Treasures in Heaven

Rebecca Sheridan
Ash Wednesday, February 26, 2020
Matthew 6:1-6, 16-21


    This summer, about a month before our family moved here, I sat in a nursing home holding my grandpa’s limp hand as he recovered from a double-whammy of pneumonia and sepsis.  He is 88 years old, so in theory it should not have been a shock to see the reality of death approaching for my grandfather, but for my 35 years of life, my grandpa has been a healthy, active presence.  And there he was, obviously old, frail, and struggling for life.  Thanks be to God he miraculously recovered to be living independently again in his hometown in South Dakota but I know that one day it’ll happen.  He won’t be with us forever; such is true for all of us.  You all are so flattering to me in recognizing my youth, but I look in the mirror and see the wrinkles and the gray hairs and occasionally reflect on my own mortality.  In our house, we are more often than not surrounded with the joy and celebration of growing life as our kids seem to grow inches in a matter of days (especially their feet, we are constantly buying bigger shoes!).  Yet, one of the hardest days I’ve ever had as a parent was to mark my 6-month-old daughter Erin’s forehead with a cross of ashes as she came forward with Rich like everyone else on this holy night for her first Ash Wednesday.  My child, this new life I brought into the world, she, too, is mortal, I was reminded.
    We are going to die.  This is a day to remember that fact, however unpleasant.  “You are dust, and to dust you shall return” I will tell you all as you come forward to receive a reminder of your mortality on your foreheads with ashes.  We bear that sign of the cross to others, to we who know each other very well, so well that it’s very painful to think about these losses, and to the world who may not know us and find this Ash Wednesday practice pretty strange and depressing.
    And yet…Jesus reminds us tonight to store up our treasures in heaven, where neither moth nor rust consumes and where thieves do not break in and steal.  There’s a silver lining to this reminder of death on our foreheads tonight.  I recently came across an article that noted that millennials (my generation) have a more positive or realistic view of death than previous generations.  They have created apps to help people my age with funeral and estate planning.  There is an app you can subscribe to that will alert you five times a week that you’re going to die.  Supposedly, in being reminded this frequently of your mortality, you are inspired to more deeply treasure the present moment of life that you have and can live life more fully.  I find this a bit much.  It’s good to be reminded that we’re mortal occasionally, it’s also important to be reminded to live life to the fullest!  I certainly can agree with the idea in the sense that I deeply treasure the time I have left with my grandpa, and all the time I can possibly enjoy with my children and other family and friends.  The reminder that we’re going to die can help us enjoy the present, but also think about what’s beyond this life, and what we as Christians can look forward to when our time on earth has ended.

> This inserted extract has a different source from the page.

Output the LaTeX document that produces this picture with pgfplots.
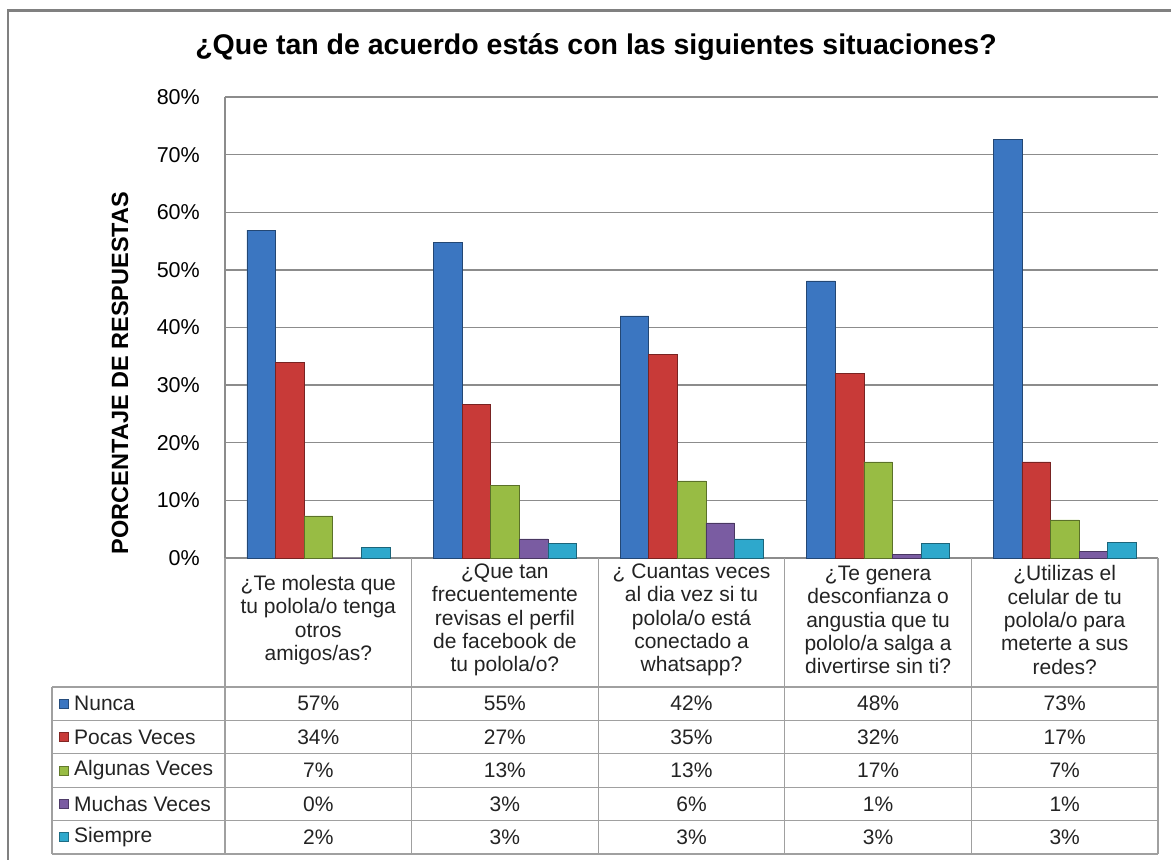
\documentclass[border=0pt]{standalone}
\usepackage{fontspec}
\setmainfont{Liberation Sans}
\usepackage{pgfplots}
\pgfplotsset{compat=1.18}

\definecolor{cNunca}{RGB}{59,118,193}
\definecolor{cPocas}{RGB}{200,58,56}
\definecolor{cAlgunas}{RGB}{152,188,68}
\definecolor{cMuchas}{RGB}{122,92,162}
\definecolor{cSiempre}{RGB}{46,168,204}
\definecolor{gridc}{RGB}{140,140,140}
\definecolor{tablec}{RGB}{160,160,160}
\definecolor{txt}{RGB}{35,35,35}

\newcommand{\tabfont}{\fontsize{21}{23.3}\selectfont}
\pgfplotsset{bev/.style={fill=#1, draw=#1!60!black}}

\begin{document}
\begin{tikzpicture}[x=1pt,y=1pt]
\useasboundingbox (0,0) rectangle (1171,860);
% chart frame
\draw[gray, line width=2.2pt] (8,0) -- (8,849.5) -- (1171,849.5);

\node[font=\fontsize{28.5}{32}\selectfont\bfseries] at (596,813)
  {¿Que tan de acuerdo estás con las siguientes situaciones?};
\node[rotate=90, font=\fontsize{23.5}{26}\selectfont\bfseries] at (120,487)
  {PORCENTAJE DE RESPUESTAS};

\begin{axis}[
  at={(225pt,302pt)}, anchor=south west, scale only axis,
  width=933pt, height=461pt,
  xmin=-0.5, xmax=4.5, ymin=0, ymax=80,
  ybar=0pt, bar width=28.6pt,
  axis x line*=bottom, axis y line*=left,
  axis line style={gridc, line width=1.3pt},
  xtick=\empty,
  ytick={0,10,...,80},
  yticklabels={0\%,10\%,20\%,30\%,40\%,50\%,60\%,70\%,80\%},
  ymajorgrids, grid style={gridc, line width=1.3pt},
  major tick length=0pt,
  yticklabel style={font=\fontsize{21.5}{24}\selectfont, inner sep=0pt, xshift=-25pt},
  clip=false,
]
\addplot[bev=cNunca] coordinates {(0,56.9) (1,54.8) (2,42.0) (3,48.1) (4,72.7)};
\addplot[bev=cPocas] coordinates {(0,34.0) (1,26.7) (2,35.4) (3,32.1) (4,16.7)};
\addplot[bev=cAlgunas] coordinates {(0,7.3) (1,12.6) (2,13.4) (3,16.7) (4,6.6)};
\addplot[bev=cMuchas] coordinates {(0,0) (1,3.3) (2,6.1) (3,0.6) (4,1.2)};
\addplot[bev=cSiempre] coordinates {(0,1.8) (1,2.6) (2,3.3) (3,2.6) (4,2.7)};
\end{axis}

% data table grid
\foreach \xx in {225,411.6,598.2,784.8,971.4,1158}
  \draw[tablec, line width=1.3pt] (\xx,302) -- (\xx,6);
\draw[tablec, line width=1.3pt] (52,173) -- (52,6);
\foreach \yy in {173,139.6,106.2,72.8,39.4,6}
  \draw[tablec, line width=1.3pt] (52,\yy) -- (1158,\yy);

% category labels
\begin{scope}[every node/.style={align=center, font=\tabfont, text=txt, inner sep=0pt}]
\node at (318.3,240) {¿Te molesta que\\tu polola/o tenga\\otros\\amigos/as?};
\node at (504.9,240) {¿Que tan\\frecuentemente\\revisas el perfil\\de facebook de\\tu polola/o?};
\node at (691.5,240) {¿ Cuantas veces\\al dia vez si tu\\polola/o está\\conectado a\\whatsapp?};
\node at (878.1,240) {¿Te genera\\desconfianza o\\angustia que tu\\pololo/a  salga a\\divertirse sin ti?};
\node at (1064.7,240) {¿Utilizas el\\celular de tu\\polola/o para\\meterte a sus\\redes?};
\end{scope}

% row headers with keys
\begin{scope}[every node/.style={font=\tabfont, text=txt, inner sep=0pt}]
\foreach \yc/\cc/\lab in {156.3/cNunca/Nunca, 122.9/cPocas/Pocas Veces,
    89.5/cAlgunas/Algunas Veces, 56.1/cMuchas/Muchas Veces, 22.7/cSiempre/Siempre}{
  \fill[\cc, draw=\cc!65!black, line width=0.6pt] (59,\yc-4.5) rectangle (68,\yc+4.5);
  \node[anchor=west] at (74,\yc) {\lab};
}
% values
\foreach \yc/\va/\vb/\vc/\vd/\ve in {156.3/57/55/42/48/73, 122.9/34/27/35/32/17,
    89.5/7/13/13/17/7, 56.1/0/3/6/1/1, 22.7/2/3/3/3/3}{
  \node at (318.3,\yc) {\va\%};
  \node at (504.9,\yc) {\vb\%};
  \node at (691.5,\yc) {\vc\%};
  \node at (878.1,\yc) {\vd\%};
  \node at (1064.7,\yc) {\ve\%};
}
\end{scope}
\end{tikzpicture}
\end{document}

    As Christians,  we have a claim to a treasure that will still be there for us even after we die.  We don’t just smudge ash indiscriminately on ourselves and others today, we use the specific shape of the cross of Christ.  That same cross of Christ was marked with oil on our foreheads at our baptism when the pastor said “Child of God, you are sealed by the Holy Spirit and marked with the cross of Christ forever.”  I say those same words at the commendation of the dying, what the Catholics used to call “last rites.” Again, I use oil to retrace my fingers over the mark of the cross from baptism.  The ash washes off, the oil rubs off, but the mark of our baptismal cross doesn’t leave us.  The cross of Christ proclaims a message of hope in the face of death – yes, we are going to die.  And Christ dies along with us.  But “if we are united with him in a death like his, we shall surely be united with him in a resurrection like his,” Paul says in Romans chapter 6.  We have a treasure in heaven, that nothing can consume or destroy, where our heart is united with God’s heart.  This promise helps us savor the moments God gives us in life here on Earth, but this promise from God also helps prepare us to face death unafraid as we look forward to our eternal reward.  It is true that to dust we shall return, but in that returning we also return to the Lord, the prophet Joel reminds us, who is gracious and merciful, slow to anger, and abounding in steadfast love.  In marking the cross of Christ on our foreheads this Ash Wednesday, we give thanks to God for a true treasure that can’t be destroyed or wear out.  It is God’s promise to us.  This good news is what we have to live for!  Thanks be to God.  Amen.